The space in the auditorium is agreeably small; at this juncture, however, the space around that one room may be the most exciting aspect of the whole project. What Frank Gehry has accomplished here, with a fair amount of prodding from, among others, the late Lily Disney, is to create a marvelous continuity of indoors and out. Mrs. Disney insisted on the allotment of surrounding space for plantings, formal gardens and outdoor amenities. Her spirit is also honored in the way the approach to the main entrance joins the lobby itself to form a single unbroken concourse. Contemporary performing-arts architecture tends to create fortresses; the three buildings at the traditional Music Center are fortresses (even surrounded by moats), perched high above the Grand Avenue foot traffic and, thus, aloof from anything else in the city. Davies Hall is a fortress; so is Ambassador. Disney Hall isn’t; it joins with MOCA and with the new cathedral in giving people in the neighborhood — from the courthouses and the office buildings — someplace to walk to. Gehry‘s stainless steel and concrete are dandy, of course, but my favorite part of Disney Hall’s exterior is the glass — the windows at street level where pedestrians (including students from the Colburn School across Grand Avenue) can look in on practicing musicians and on audiences milling and tilting elbows at intermissions.

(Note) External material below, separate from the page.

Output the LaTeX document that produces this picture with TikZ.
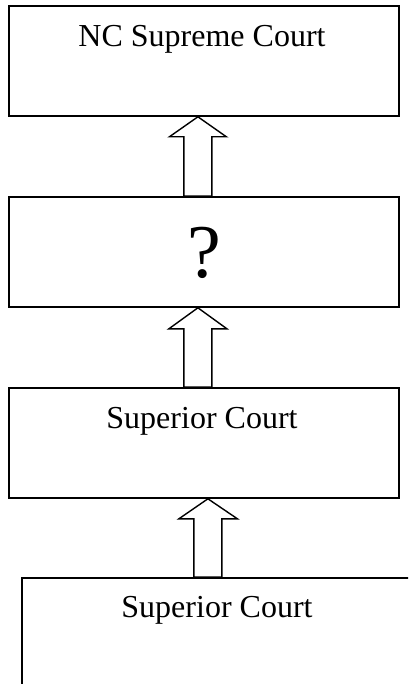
\documentclass[tikz,border=0pt]{standalone}
\usepackage{fontspec}
\setmainfont{Liberation Serif}
\usetikzlibrary{calc}
\begin{document}
\begin{tikzpicture}[x=1pt,y=-1pt,
  court/.style={draw, line width=1.8pt, minimum width=390pt, minimum height=110pt, inner sep=0pt, anchor=north west},
  courttext/.style={font=\fontsize{32}{36}\selectfont, anchor=base, inner sep=0pt},
  bigtext/.style={font=\fontsize{76}{80}\selectfont, anchor=base, inner sep=0pt},
  blockarrow/.style={draw, line width=1.4pt, line join=miter}]
\clip (0,0) rectangle (408,684);
\node[court] (b1) at (8,5) {};
\node[court] (b2) at (8,196) {};
\node[court] (b3) at (8,387) {};
\node[court] (b4) at (21,577) {};
\node[courttext] (t1) at (202,47) {NC Supreme Court};
\node[bigtext] (t2) at (204,277) {?};
\node[courttext] (t3) at (202,428) {Superior Court};
\node[courttext] (t4) at (217,617) {Superior Court};
% arrows
\coordinate (a1t) at ($(b1.south)+(-6,0)$);
\coordinate (a1b) at ($(b2.north)+(-6,0)$);
\coordinate (a2t) at ($(b2.south)+(-6,0)$);
\coordinate (a2b) at ($(b3.north)+(-6,0)$);
\coordinate (a3t) at ($(b3.south)+(4,0)$);
\coordinate (a3b) at ($(b4.north)+(-9,0)$);
\draw[blockarrow] (a1t) -- ++(28.5,20) -- ++(-14.5,0) -- ($(a1b)+(14,0)$) -- ($(a1b)+(-14,0)$) -- ($(a1t)+(-14,20)$) -- ++(-14.5,0) -- cycle;
\draw[blockarrow] (a2t) -- ++(29,21) -- ++(-15,0) -- ($(a2b)+(14,0)$) -- ($(a2b)+(-14,0)$) -- ($(a2t)+(-14,21)$) -- ++(-15,0) -- cycle;
\draw[blockarrow] (a3t) -- ++(29.5,20) -- ++(-15.5,0) -- ($(a3b)+(14,0)$) -- ($(a3b)+(-14,0)$) -- ($(a3t)+(-14,20)$) -- ++(-15,0) -- cycle;
\end{tikzpicture}
\end{document}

All this visual blandishment could do much to dispel talk about music‘s elitism — maybe even more than the Philharmonic’s own rather self-conscious inclusion of jazz and world music among the Beethoven symphonies and Esa-Pekka‘s tone rows. The greatest benefit the new hall can provide in the long run — after the first year, when every concert will probably sell out, until everybody has been there at least once — is this smooth flow between inside and outside. It builds upon the intimacy in the hall itself, which comes in large measure from the absence of a proscenium. It draws people in from the city itself, gives them a place to hang out and to feel a closeness to music that might have eluded them before. Whatever its other failures, New York’s Lincoln Center has always served that purpose handsomely (and London‘s South Bank best of all). The Music Center space has been a flop in this respect: poorly lit, with the outsize fountain and its absurd sculpture taking up space where the public could have been served with better food or — dream on! — a properly stocked book-and-music store.
Granted, Lincoln Center draws upon a continual flow of foot traffic along Broadway; its lit-up buildings around a sexy fountain form a lure for passersby to visit and even loiter. Downtown Los Angeles cannot compete in the matter of foot-traffic density, and it’s late in the game to argue that the Music Center should have been built somewhere else — Westwood, say, or Santa Monica — from the start. Plans have been broached to turn Grand Avenue into a broad promenade for the arts, extending from the cathedral to MOCA and to California Plaza. If this pie in the sky should actually land, Mrs. Disney‘s wonderful gardens and the outdoor performing spaces and the cafes and restaurants could — in your lifetime, if not necessarily in mine — become a “music center” in more than just name.